4.  "Sister Christian" them! Everyone who's seen the film "Boogie Nights" remembers the "Sister Christian" scene. REENACT IT!  When the "friend" is over for a dinner or social gathering, LITERALLY hire a prepubescent Asian kid to light and randomly toss firecrackers as you're talking to them...and pretend he isn't there...or that you can't hear anything.

5. Refer to yourself in 3rd person.  "Rodney feels that we should go to Ricos for lasagne. Rodney thinks they're better than Demiglios." Not only will they NOT want you to help them move,  you'll be lucky if one of them doesn't lunge at you with a steak knife.

6.  Get a "title".   Insist on your friends referring to you as "your grace", "Your eminence", "Lord Balvaird" or "Grand Ayatolla."  It's annoying as (rhymes with duck). If it doesn't kill your invite to the big move then my name isn't "His Highness Prince Regent Jesse Handy"

7. Charlie Daniels.  Charlie Daniels is a talented country artist from the 70s and 80s  His greatest hit which was a crossover on the pop charts was entitled "The Devil Went Down to Georgia". Play that song CONSTANTLY when around the friend whom you're trying to  avoid. No OTHER music from Charlie or anyone else...JUST play "The Devil Went Down to Georgia" over...and over...and OVER again. If you're lucky they won't try to have you killed.

8. Bubba Gump them. If you've seen the film "Forest Gump" you remember Forest fellow developmentally challenged Army buddy "Bubba" whose knowledge of shrimp and how to prepare it was encyclopedic.  Learn EVERYTHING there is to know about a particular food...then ramble incessantly about it.

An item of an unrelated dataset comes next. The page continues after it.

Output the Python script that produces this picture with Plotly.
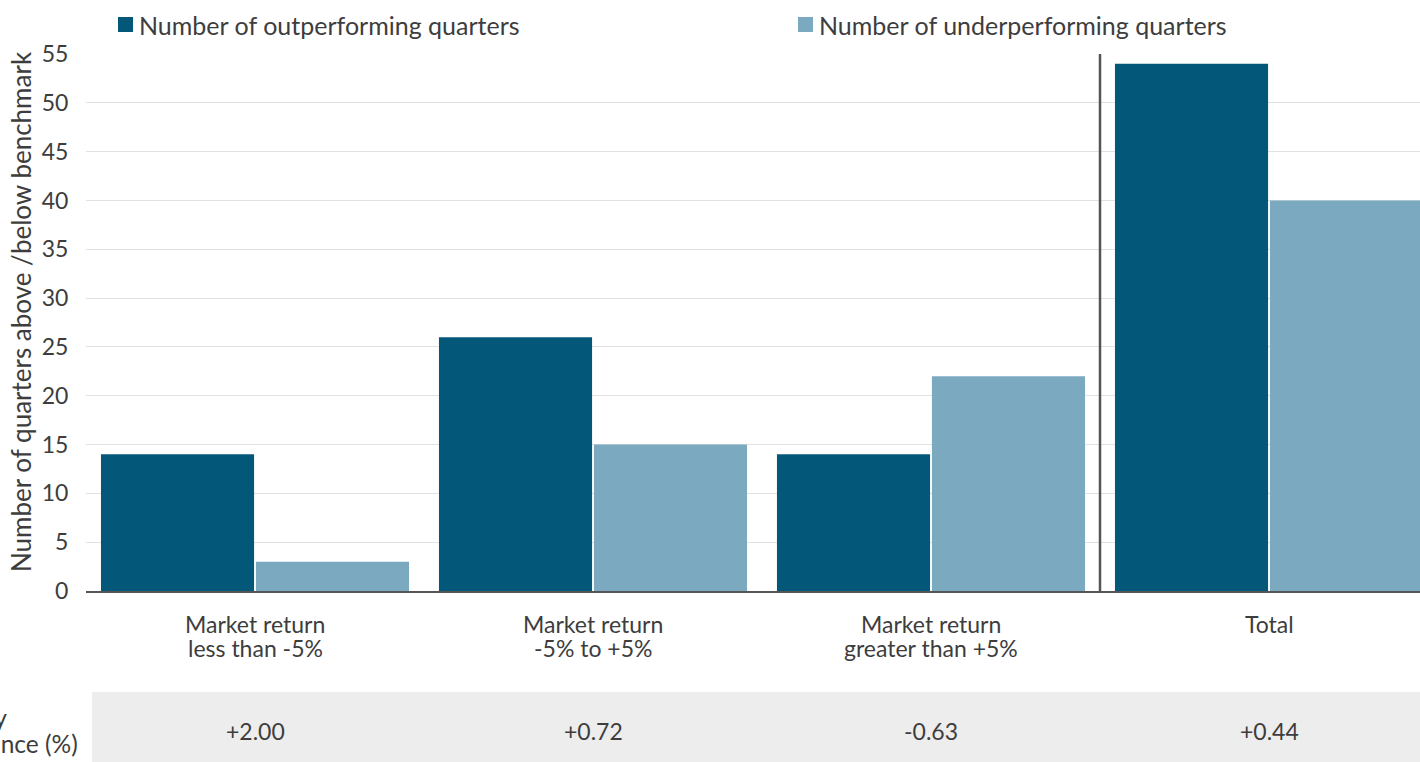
import plotly.graph_objects as go

categories = ["Market return<br>less than -5%", "Market return<br>-5% to +5%",
              "Market return<br>greater than +5%", "Total"]
outperforming = [14, 26, 14, 54]
underperforming = [3, 15, 22, 40]
avg_perf = ["+2.00", "+0.72", "-0.63", "+0.44"]
series_names = ["Number of outperforming quarters", "Number of underperforming quarters"]
y_title = "Number of quarters above /below benchmark"
row_label = ["Average quarterly", "relative performance (%)"]

W, H = 1420, 762
ML, MT, MB = 86, 54, 171
PW = W - ML
PH = H - MT - MB
FONT = "Lato, Noto Sans, sans-serif"
TXT = "#3d3d3d"
DARK = "#03587A"
LIGHT = "#7BA9C0"
colors = [DARK, LIGHT]

def px_x(p):
    return (p - ML) / PW

def px_y(p):
    return (H - MB - p) / PH

xs = list(range(len(categories)))

fig = go.Figure()
fig.add_trace(go.Bar(x=xs, y=outperforming, name=series_names[0], marker_color=DARK,
                     marker_line_width=0, showlegend=False))
fig.add_trace(go.Bar(x=xs, y=underperforming, name=series_names[1], marker_color=LIGHT,
                     marker_line_width=0, showlegend=False))

# separator before Total
fig.add_shape(type="line", xref="x", yref="y", x0=2.5, x1=2.5, y0=0, y1=55,
              line=dict(color="#555555", width=2.5))

# manual legend
leg_x = [118, 798]
for name, c, lx in zip(series_names, colors, leg_x):
    fig.add_shape(type="rect", xref="paper", yref="paper",
                  x0=px_x(lx), x1=px_x(lx + 15), y0=px_y(17), y1=px_y(32),
                  fillcolor=c, line_width=0)
    fig.add_annotation(x=px_x(lx + 19), xref="paper", y=px_y(25), yref="paper", text=name,
                       showarrow=False, xanchor="left", yanchor="middle",
                       font=dict(size=25, color=TXT, family=FONT))

# y-axis title
fig.add_annotation(x=px_x(21), xref="paper", y=px_y(312), yref="paper", text=y_title,
                   textangle=-90, showarrow=False, xanchor="center", yanchor="middle",
                   font=dict(size=26, color=TXT, family=FONT))

# category labels (one annotation per line)
for i, cat in enumerate(categories):
    for j, line in enumerate(cat.split("<br>")):
        fig.add_annotation(x=i, xref="x", y=px_y(624 + 24 * j), yref="paper", text=line,
                           showarrow=False, xanchor="center", yanchor="middle",
                           font=dict(size=23, color=TXT, family=FONT))

# bottom grey band
fig.add_shape(type="rect", xref="paper", yref="paper", x0=px_x(92), x1=px_x(1425),
              y0=px_y(692), y1=px_y(765), fillcolor="#ededed", line_width=0, layer="below")

for i, v in enumerate(avg_perf):
    fig.add_annotation(x=i, xref="x", y=px_y(731), yref="paper", text=v, showarrow=False,
                       font=dict(size=23, color=TXT, family=FONT), xanchor="center", yanchor="middle")

row_ends = [9, 80]
row_ys = [717, 744]
for line, xe, yc in zip(row_label, row_ends, row_ys):
    fig.add_annotation(x=px_x(xe), xref="paper", y=px_y(yc), yref="paper", text=line,
                       showarrow=False, xanchor="right", yanchor="middle",
                       font=dict(size=24.5, color=TXT, family=FONT))

fig.update_layout(
    width=W, height=H,
    margin=dict(l=ML, r=0, t=MT, b=MB, autoexpand=False),
    paper_bgcolor="white", plot_bgcolor="white",
    barmode="group", bargap=0.083, bargroupgap=0.012,
    font=dict(family=FONT, size=23, color=TXT),
    showlegend=False,
    xaxis=dict(range=[-0.5, -0.5 + PW / 338.0], tickmode="array", tickvals=xs,
               showticklabels=False, showgrid=False, zeroline=False,
               showline=True, linecolor="#555555", linewidth=2),
    yaxis=dict(range=[0, 55], dtick=5, tick0=0, showgrid=True, gridcolor="#e2e2e2",
               gridwidth=1, zeroline=False, showline=False,
               ticks="outside", ticklen=12, tickcolor="rgba(0,0,0,0)",
               tickfont=dict(size=23, color=TXT, family=FONT)),
)

fig.write_html("out.html")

IT WORKS!

9.  Get a CATCH PHRASE! I can promise you that if you punctuate every other sentence with "Well don't that butter your biscuit?" , "Aint that a soccer kick in the ballz?" or "Shave my butt and call me fluffy!" People will lift their OWN piano to see if they can throw it at you.

and FINALLY and this one is THERMONUCLEAR

10. The Hank Hill. Go to somewhere where either the person who you know will ask (or someone you both know) is getting their freak on and just burst in and say (in your best Hank Hill voice) "OH MY GOD IT'S SO JUICY!"  from one of the Thanksgiving episodes. Not only will they NOT want you to help them move, they might NEVER speak to you again. Of course the downside is...they might ask you to join.  Either way...good luck.